● **Given information**
----

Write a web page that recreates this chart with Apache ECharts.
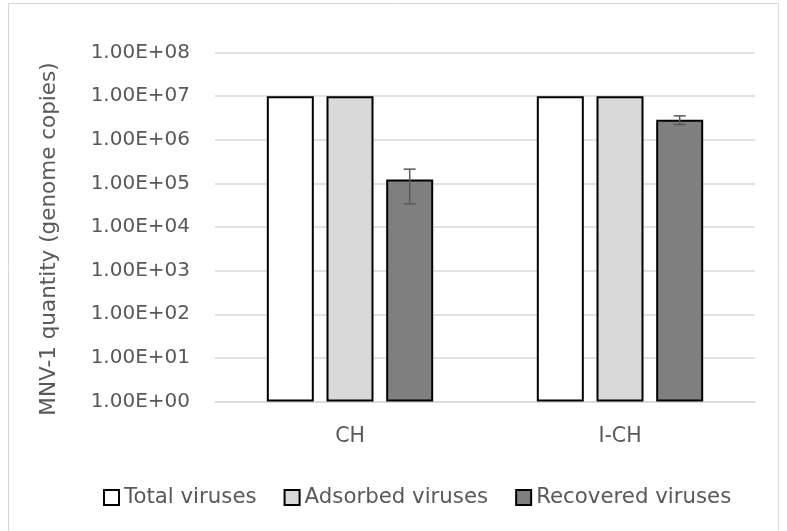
<!DOCTYPE html>
<html>
<head>
<meta charset="utf-8">
<script src="https://cdn.jsdelivr.net/npm/echarts@6/dist/echarts.min.js"></script>
<style>html,body{margin:0;padding:0;background:#fff;}#main{width:787px;height:531px;}</style>
</head>
<body>
<div id="main"></div>
<script>
var categories = ['CH', 'I-CH'];
var totalViruses = [1.0e7, 1.0e7];
var adsorbedViruses = [1.0e7, 1.0e7];
var recoveredViruses = [1.23e5, 2.88e6];
var recoveredError = [8.9e4, 6.5e5];
var seriesNames = ['Total viruses', 'Adsorbed viruses', 'Recovered viruses'];
var yMin = 1, yMax = 1e8;

var FONT = 'DejaVu Sans';
var TXT = '#595959';
var BAR_W = 47;
var BAR_GAP = 0.27;

var chart = echarts.init(document.getElementById('main'));
function expLabel(v) {
  var e = Math.round(Math.log10(v));
  return '1.00E+' + (e < 10 ? '0' : '') + e;
}
var barStyle = function (c) { return { color: c, borderColor: '#000', borderWidth: 2 }; };

chart.setOption({
  backgroundColor: '#fff',
  animation: false,
  graphic: [{
    type: 'rect', shape: { x: 8.5, y: 3.5, width: 770, height: 540 },
    style: { fill: 'none', stroke: '#d9d9d9', lineWidth: 1 }, silent: true
  }],
  grid: { left: 215, right: 32, top: 52.5, bottom: 129.5 },
  legend: {
    left: 98, top: 482, itemWidth: 15, itemHeight: 15, itemGap: 27,
    textStyle: { fontFamily: FONT, fontSize: 21.3, color: TXT },
    data: seriesNames.map(function (n) { return { name: n, icon: 'rect' }; })
  },
  xAxis: {
    type: 'category', data: categories,
    axisLine: { lineStyle: { color: '#d9d9d9', width: 1.5 } },
    axisTick: { show: false },
    axisLabel: { fontFamily: FONT, fontSize: 20.5, color: TXT, margin: 25 }
  },
  yAxis: {
    type: 'log', logBase: 10, min: yMin, max: yMax,
    name: 'MNV-1 quantity (genome copies)', nameLocation: 'middle', nameGap: 155,
    nameTextStyle: { fontFamily: FONT, fontSize: 21.5, color: TXT, padding: [0, 24, 0, 0] },
    axisLine: { show: false }, axisTick: { show: false },
    splitLine: { lineStyle: { color: '#d9d9d9', width: 1.5 } },
    axisLabel: { fontFamily: FONT, fontSize: 20, color: TXT, margin: 25, formatter: expLabel }
  },
  series: [
    { name: seriesNames[0], type: 'bar', data: totalViruses, barWidth: BAR_W, barGap: (BAR_GAP * 100) + '%', itemStyle: barStyle('#ffffff') },
    { name: seriesNames[1], type: 'bar', data: adsorbedViruses, barWidth: BAR_W, barGap: (BAR_GAP * 100) + '%', itemStyle: barStyle('#d9d9d9') },
    { name: seriesNames[2], type: 'bar', data: recoveredViruses, barWidth: BAR_W, barGap: (BAR_GAP * 100) + '%', itemStyle: barStyle('#7f7f7f') },
    {
      type: 'custom', name: 'err', z: 10, silent: true,
      data: recoveredViruses.map(function (v, i) { return [i, v - recoveredError[i], v + recoveredError[i]]; }),
      renderItem: function (params, api) {
        var i = api.value(0);
        var lo = api.coord([i, api.value(1)]);
        var hi = api.coord([i, api.value(2)]);
        var off = BAR_W * (1 + BAR_GAP);
        var x = lo[0] + off;
        var cap = 6;
        var st = { stroke: '#595959', lineWidth: 1.5 };
        return { type: 'group', children: [
          { type: 'line', shape: { x1: x, y1: lo[1], x2: x, y2: hi[1] }, style: st },
          { type: 'line', shape: { x1: x - cap, y1: lo[1], x2: x + cap, y2: lo[1] }, style: st },
          { type: 'line', shape: { x1: x - cap, y1: hi[1], x2: x + cap, y2: hi[1] }, style: st }
        ] };
      }
    }
  ]
});
</script>
</body>
</html>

----

● **Your task**
Repeat the listing above exactly from its first line to the line containing "var barStyle = function", both included, and omit the pictures.

● **Problem solution**
Write a web page that recreates this chart with Apache ECharts.
<!DOCTYPE html>
<html>
<head>
<meta charset="utf-8">
<script src="https://cdn.jsdelivr.net/npm/echarts@6/dist/echarts.min.js"></script>
<style>html,body{margin:0;padding:0;background:#fff;}#main{width:787px;height:531px;}</style>
</head>
<body>
<div id="main"></div>
<script>
var categories = ['CH', 'I-CH'];
var totalViruses = [1.0e7, 1.0e7];
var adsorbedViruses = [1.0e7, 1.0e7];
var recoveredViruses = [1.23e5, 2.88e6];
var recoveredError = [8.9e4, 6.5e5];
var seriesNames = ['Total viruses', 'Adsorbed viruses', 'Recovered viruses'];
var yMin = 1, yMax = 1e8;

var FONT = 'DejaVu Sans';
var TXT = '#595959';
var BAR_W = 47;
var BAR_GAP = 0.27;

var chart = echarts.init(document.getElementById('main'));
function expLabel(v) {
  var e = Math.round(Math.log10(v));
  return '1.00E+' + (e < 10 ? '0' : '') + e;
}
var barStyle = function (c) { return { color: c, borderColor: '#000', borderWidth: 2 }; };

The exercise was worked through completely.